SHORT EXERCISE → Starting with the first line of the listing, quote each line exactly until and including the one with "ss_icept = 16377", leaving pictures out.

----- DATASET EXCERPT -----

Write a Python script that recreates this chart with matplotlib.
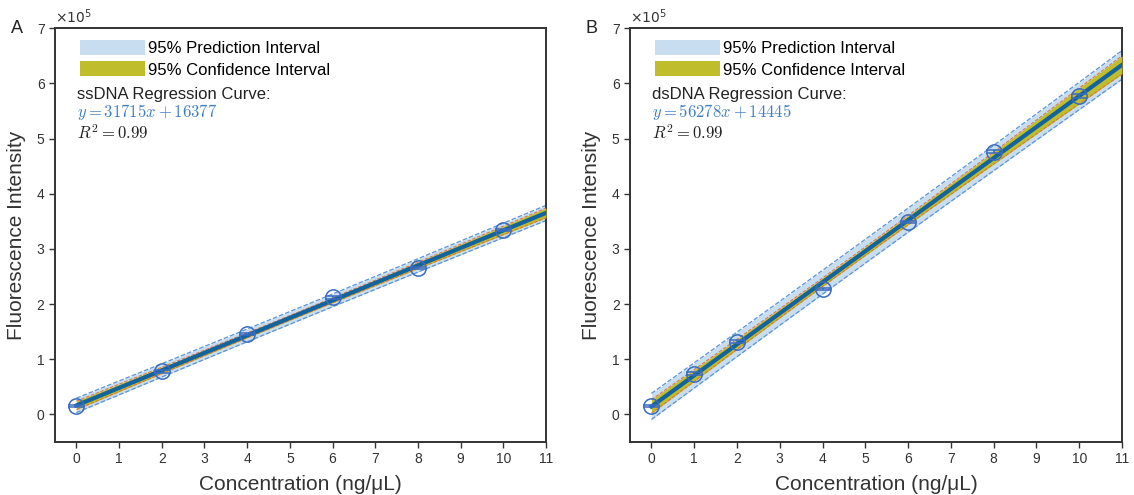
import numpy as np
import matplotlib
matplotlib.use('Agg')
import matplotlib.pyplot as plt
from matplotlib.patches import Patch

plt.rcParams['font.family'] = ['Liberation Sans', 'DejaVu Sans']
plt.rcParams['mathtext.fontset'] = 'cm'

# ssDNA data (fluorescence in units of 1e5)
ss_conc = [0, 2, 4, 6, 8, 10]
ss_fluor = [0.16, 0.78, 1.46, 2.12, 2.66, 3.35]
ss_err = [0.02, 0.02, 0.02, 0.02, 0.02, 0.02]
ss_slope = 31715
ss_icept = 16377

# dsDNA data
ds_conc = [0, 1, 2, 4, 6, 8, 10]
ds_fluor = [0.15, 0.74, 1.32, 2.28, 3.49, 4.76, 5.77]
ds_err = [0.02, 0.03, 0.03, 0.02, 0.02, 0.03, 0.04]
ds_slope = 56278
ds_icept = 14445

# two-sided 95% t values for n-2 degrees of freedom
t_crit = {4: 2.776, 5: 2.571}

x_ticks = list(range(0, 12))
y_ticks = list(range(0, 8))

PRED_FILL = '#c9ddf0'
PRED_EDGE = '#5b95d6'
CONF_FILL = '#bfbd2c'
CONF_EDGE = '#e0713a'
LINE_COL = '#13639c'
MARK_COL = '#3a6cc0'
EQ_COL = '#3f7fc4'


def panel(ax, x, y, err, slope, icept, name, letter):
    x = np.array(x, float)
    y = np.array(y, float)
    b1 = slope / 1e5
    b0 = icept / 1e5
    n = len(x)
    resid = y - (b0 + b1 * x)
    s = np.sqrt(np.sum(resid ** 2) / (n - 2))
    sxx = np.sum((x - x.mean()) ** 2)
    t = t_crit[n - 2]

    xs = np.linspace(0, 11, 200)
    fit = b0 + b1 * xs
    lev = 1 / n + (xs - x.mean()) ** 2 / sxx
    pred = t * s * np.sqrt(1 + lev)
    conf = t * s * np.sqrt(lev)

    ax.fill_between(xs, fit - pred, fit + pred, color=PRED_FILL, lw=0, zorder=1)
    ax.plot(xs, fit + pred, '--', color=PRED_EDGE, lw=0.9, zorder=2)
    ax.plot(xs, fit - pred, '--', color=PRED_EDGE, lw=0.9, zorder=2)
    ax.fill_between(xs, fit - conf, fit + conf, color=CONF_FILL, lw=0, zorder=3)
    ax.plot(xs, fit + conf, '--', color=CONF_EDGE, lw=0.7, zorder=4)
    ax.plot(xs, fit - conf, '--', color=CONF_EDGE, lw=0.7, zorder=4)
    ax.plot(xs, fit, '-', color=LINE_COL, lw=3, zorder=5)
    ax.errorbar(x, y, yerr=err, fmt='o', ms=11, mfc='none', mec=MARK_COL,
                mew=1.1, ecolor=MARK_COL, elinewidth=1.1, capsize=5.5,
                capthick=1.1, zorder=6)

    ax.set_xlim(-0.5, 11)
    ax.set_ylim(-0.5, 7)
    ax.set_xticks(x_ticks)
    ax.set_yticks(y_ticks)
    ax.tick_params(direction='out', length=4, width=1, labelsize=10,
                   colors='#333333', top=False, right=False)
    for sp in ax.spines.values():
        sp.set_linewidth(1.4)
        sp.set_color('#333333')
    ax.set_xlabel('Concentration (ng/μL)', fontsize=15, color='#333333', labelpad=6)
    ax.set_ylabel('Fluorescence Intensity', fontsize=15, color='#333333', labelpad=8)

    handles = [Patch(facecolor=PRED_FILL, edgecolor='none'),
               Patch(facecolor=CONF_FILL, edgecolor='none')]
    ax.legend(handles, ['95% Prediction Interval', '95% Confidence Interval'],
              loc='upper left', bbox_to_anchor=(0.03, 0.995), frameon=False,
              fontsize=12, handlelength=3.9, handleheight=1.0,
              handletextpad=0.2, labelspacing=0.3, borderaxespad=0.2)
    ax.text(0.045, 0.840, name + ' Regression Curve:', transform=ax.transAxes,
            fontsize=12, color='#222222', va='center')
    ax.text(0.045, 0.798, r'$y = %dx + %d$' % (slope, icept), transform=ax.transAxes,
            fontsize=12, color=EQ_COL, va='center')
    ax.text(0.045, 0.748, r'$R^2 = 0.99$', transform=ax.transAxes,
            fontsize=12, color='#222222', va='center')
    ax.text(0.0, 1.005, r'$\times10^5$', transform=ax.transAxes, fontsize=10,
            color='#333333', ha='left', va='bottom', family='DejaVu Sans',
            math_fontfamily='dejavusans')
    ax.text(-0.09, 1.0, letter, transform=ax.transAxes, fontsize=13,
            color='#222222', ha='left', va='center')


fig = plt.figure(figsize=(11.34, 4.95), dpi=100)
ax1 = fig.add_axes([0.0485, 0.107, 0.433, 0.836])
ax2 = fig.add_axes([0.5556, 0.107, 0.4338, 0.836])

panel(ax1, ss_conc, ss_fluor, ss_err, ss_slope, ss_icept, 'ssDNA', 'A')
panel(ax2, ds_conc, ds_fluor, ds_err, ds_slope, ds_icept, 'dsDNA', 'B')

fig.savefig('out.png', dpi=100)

-----

EXERCISE ANSWER →
Write a Python script that recreates this chart with matplotlib.
import numpy as np
import matplotlib
matplotlib.use('Agg')
import matplotlib.pyplot as plt
from matplotlib.patches import Patch

plt.rcParams['font.family'] = ['Liberation Sans', 'DejaVu Sans']
plt.rcParams['mathtext.fontset'] = 'cm'

# ssDNA data (fluorescence in units of 1e5)
ss_conc = [0, 2, 4, 6, 8, 10]
ss_fluor = [0.16, 0.78, 1.46, 2.12, 2.66, 3.35]
ss_err = [0.02, 0.02, 0.02, 0.02, 0.02, 0.02]
ss_slope = 31715
ss_icept = 16377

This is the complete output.